Vejo “O Meu Amante de Domingo” como uma provocação. Imagino Alexandra Lucas Coelho a escrevê-lo com esse propósito, o de provocar (e de se provocar), ao mesmo tempo reflectindo sobre o acto da escrita, fascinante jogo de palavras com tanto de verdade como de fingimento, em cada lance um piscar de olho ao leitor em busca de cumplicidade. Uma provocação, portanto, mas daquelas provocações saudáveis, carregadas de humor e sarcasmo, a picar, a picar sempre, à espera de uma virgem ofendida que lhe caia na rede para lhe dizer, sem papas na língua, à moda de Canidelo: “Vai p’ró c@&@#€%!”. Um desplante cobrado com uma saborosa gargalhada por quem parte com todas as ganas ao encontro das convenções porque sabe que foram feitas para serem quebradas. Que se porta mal, porque sim. Que não se rende. E que assim, no meio do estardalhaço, mostra de que massa se fazem os livros.

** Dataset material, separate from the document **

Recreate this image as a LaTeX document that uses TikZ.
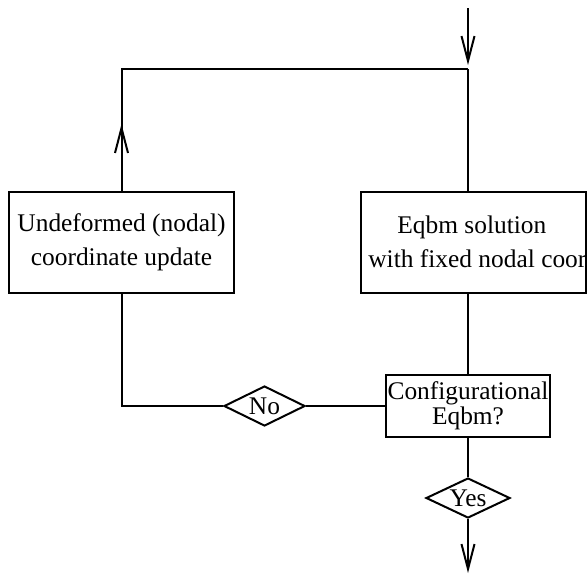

“Não importa quem é o gajo, nem o que fez, mas o buraco que abriu”. O “gajo”, aqui, é o “caubói”, dezasseis anos mais novo que a heroína da nossa história. Na pele de uma revisora às voltas com a biografia de Nélson Rodrigues ou de uma arqueóloga que desenterra passados, acompanhamos as suas deambulações entre Lisboa e o Alentejo, armada de pás e picaretas a clamar vingança, o som e a fúria alimento para a mais devastadora e selvagem das punições. Enquanto maquina a sua vingança, um livro vai nascendo aos borbotões. Entretanto há um Lada Niva de 1994 a aguardar conserto numa garagem da Bobadela, uma gata chamada “Lolita” a quem é preciso dar de comer, uma cervical a necessitar de vinte piscinas, um Apolo em vias de ser engatado, a vida num minuto e um amante de domingo, “ex-marido de uma pasteleira de Coina, agora casado com uma santa”, que diz “póssamos, vareia,…” e que garante que “os problemas hadem ser resolvidos”.

Segundo romance de Alexandra Lucas Coelho, depois do inaugural “E A Noite Roda”, “O Meu Amante de Domingo” vem confirmar uma mulher segura nas suas convicções e uma enorme escritora. Confiante o suficiente para arriscar um exercício que corta com o estilo do livro anterior e com o seu tom hiperrealista, a autora faz questão de manter um olhar comprometido sobre aquilo que se passa à sua volta e de nos deixar reflexões substantivas em matéria de preconceito de classe ou de género, assédio sexual, violência física e psicológica, direito à privacidade, propriedade intelectual e outros. A ironia torna-se uma forte aliada na descrição das personagens, dos lugares e da própria acção, acentuando-lhes a improbabilidade e o desconcerto. A linguagem carrega-se de obscenidades para melhor vincar a “normalidade” de relações que de normal pouco têm. E há ainda um bónus nas várias leituras que o livro oferece ao convocar um conjunto significativo de autores e respectivas obras, convidando à desconstrução do romance. Um ano de leituras que se abre sob os melhores auspícios.